We have now considered the simple sentence and its extensions according to the formula a + b + a (see p. 110) in all their bearings and consequences. We said, however, that besides extensions on this plan, there were others in which some combination of subject and predicate became itself the predicate or subject to another member of a sentence.
This we may symbolise by (a + b) + a.[40]
We here enter on the ground covered by the complex sentence; but if the reader has understood what has been already said, he will see that, if we consider this division into simple and complex sentences from a historical and psychological point of view, no clear line of demarcation is to be found. It is indeed true that, as long as we agree that no set of words shall be called a sentence unless it contains a finite verb, a definite criterion exists. If, however, we fully realise that a combination of noun and adjective, for instance, is as much subject and predicate as noun and verb (cf. homo vivus with homo vivit), we shall likewise feel that ‘The good man lives’ is a complex sentence, one predicate of which has degenerated: it must accordingly be admitted to differ in degree, but not in kind, from ‘The man who is good lives’, where, again, the complexity is of precisely the same nature as in the phrase round straw hats, if we were to say, for instance, ‘Round straw hats are pretty, but round felt hats are ugly.’
Combinations on the plan (a + b) + a are common enough: I think you are mistaken; The doctor saw I was not well; Remember you owe me sixpence: in which cases the subject and predicate (a + b) serve as object to another predicate.

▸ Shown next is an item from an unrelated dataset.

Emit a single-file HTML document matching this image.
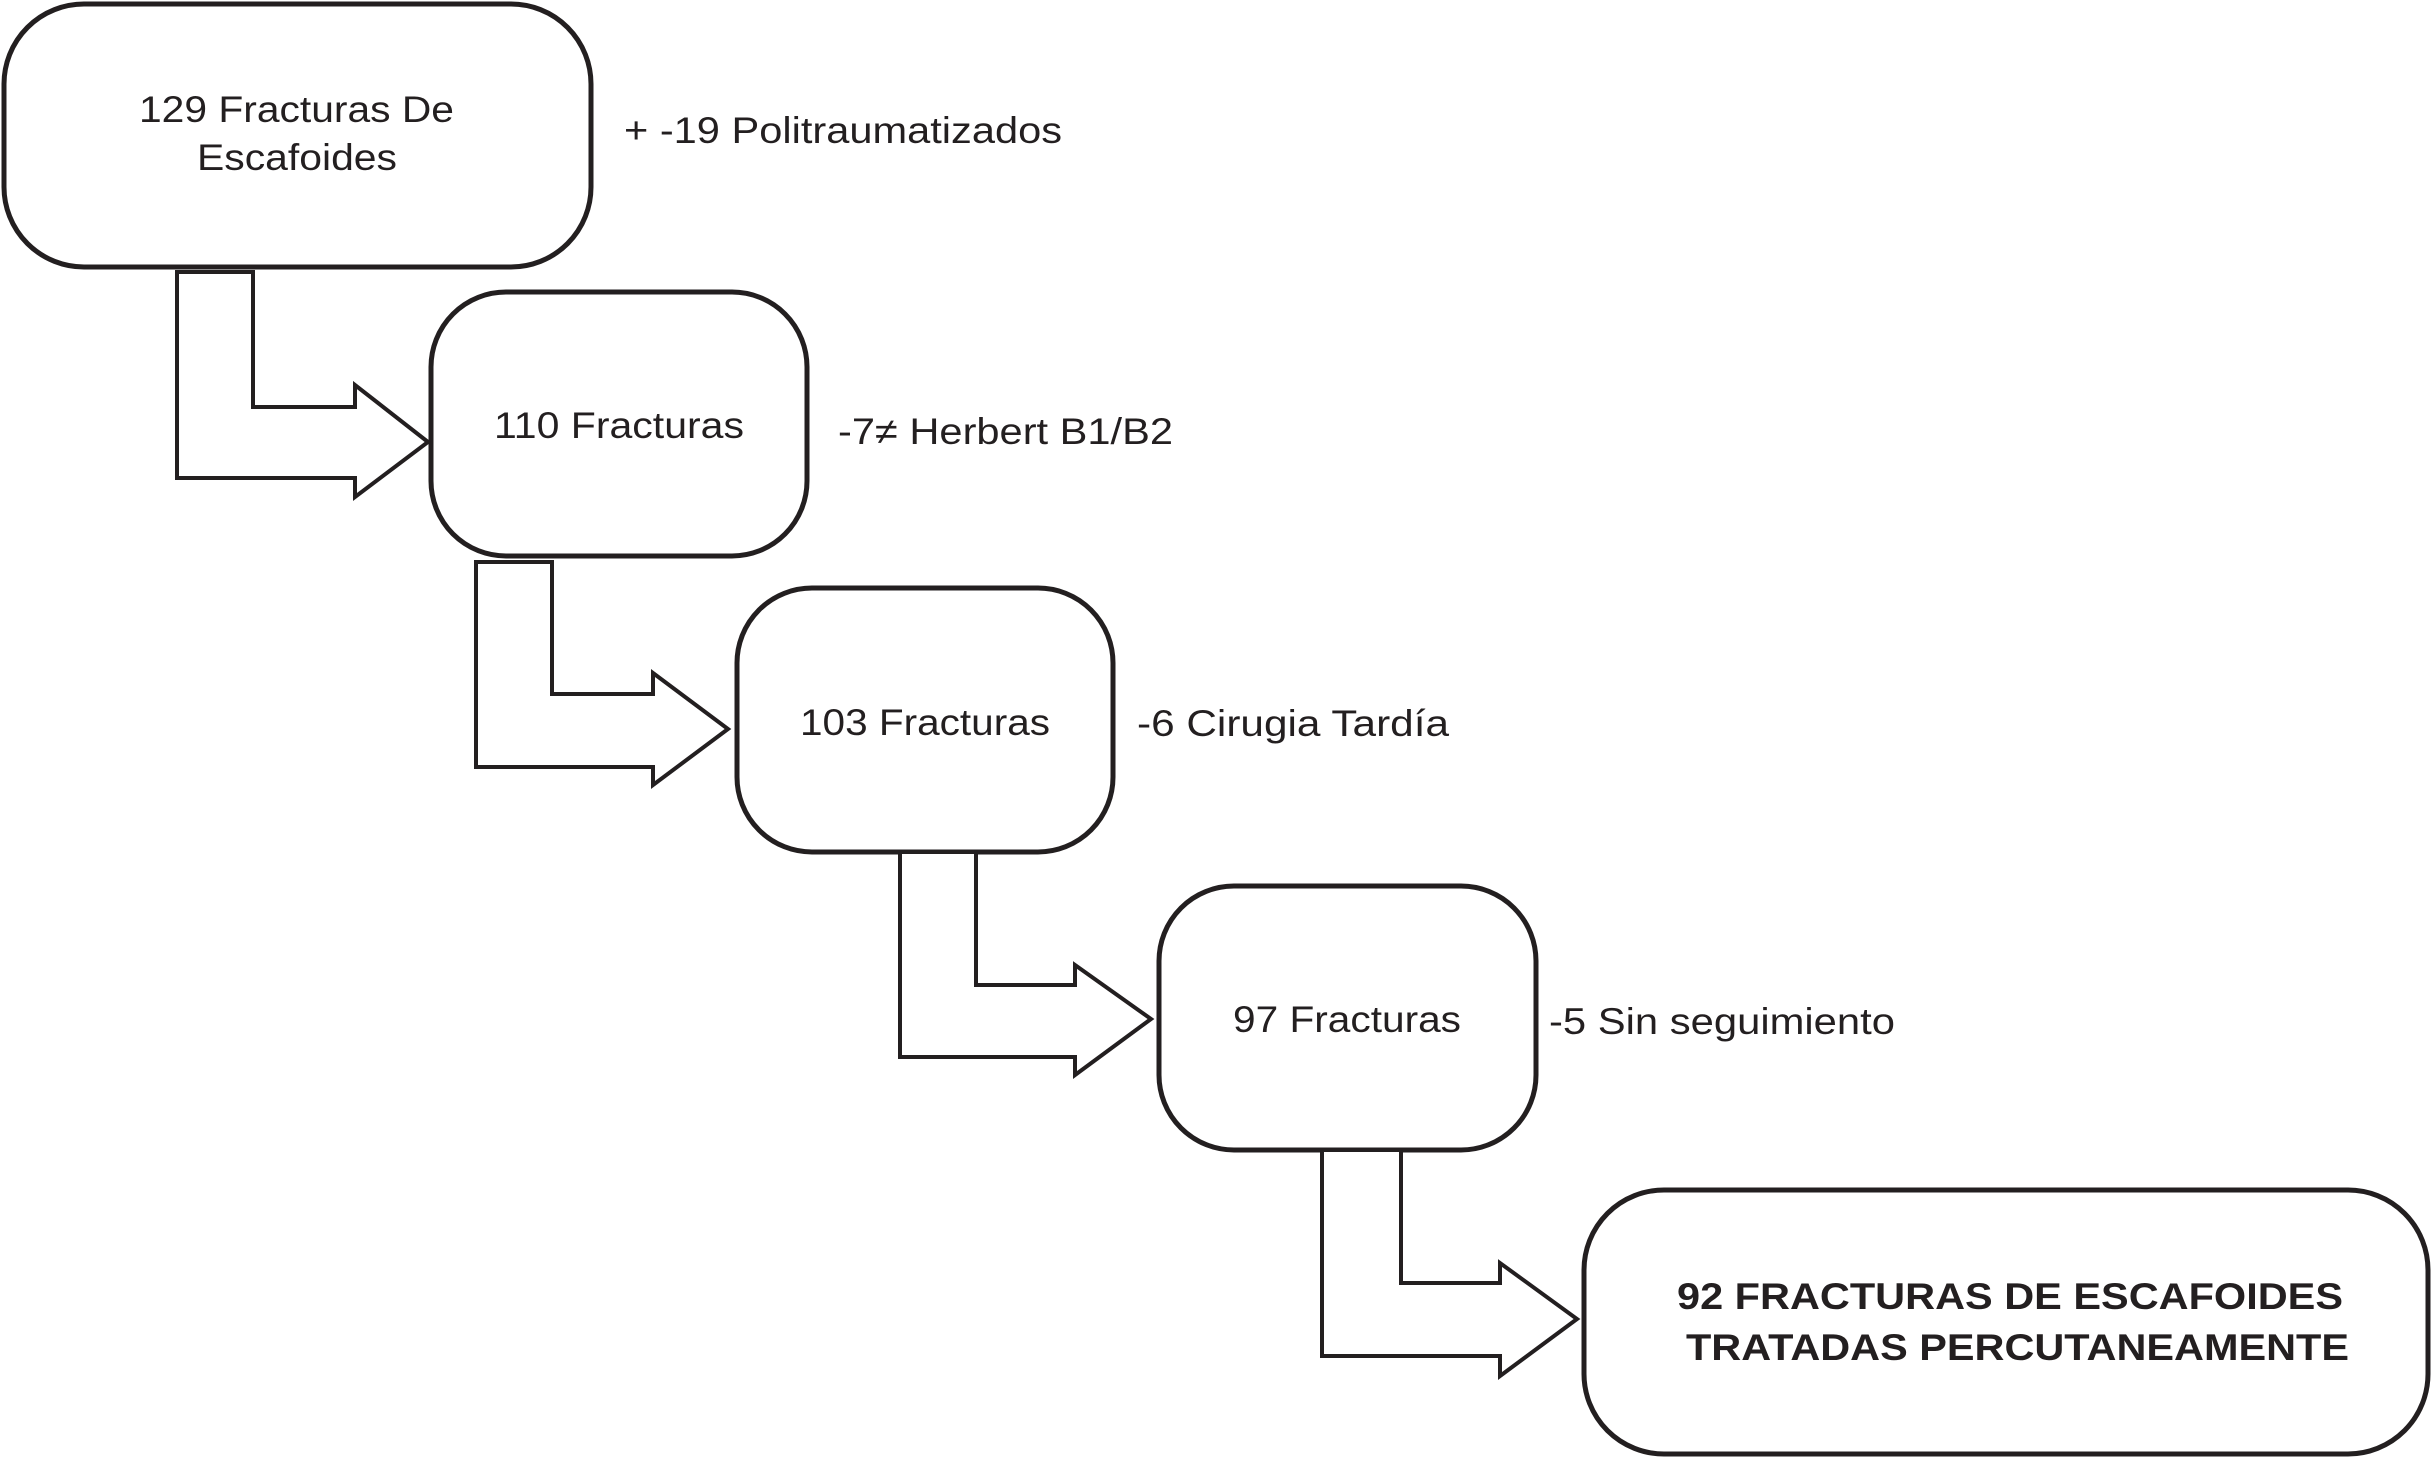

There are, however, other constructions conceivable which would be more strictly conformable to the scheme; such as I owe you sixpence is true, or You are in danger grieves me; where we now use the so-called conjunction that, which is originally a pronoun standing as a repetition or a resumption of the subject—‘That I owe you sixpence is true’ being originally ‘I owe you sixpence; that is true.’
To find such constructions as I owe, etc., is true in actual use, we must go back to older stages of language, e.g., to Hans Sachs, the German shoemaker—poet—dramatist (1494-1576), who framed such sentences as A couple (man and wife) lived in peace for seventy years vexed the devil, for A couple lived, etc., and this vexed, etc.;[41] The afflicted woman stabbed herself tells Boccaccio. In the former of these the sentence is subject, in the latter, object. A sentence (a + b) serving as actual predicate we might illustrate by remembering that in Latin Imperator felix may mean ‘The emperor is happy,’ and then using Imperator qui capite est operto for the emperor’s answer in the well-known anecdote—‘The emperor is he who has his hat on his head.’
Remembering this, and always carefully remembering the extended meaning of the terms subject and predicate, we realise that in the common construction like You are always grumbling, a bad habit, we have really, in the so-called apposition a bad habit, a predicate.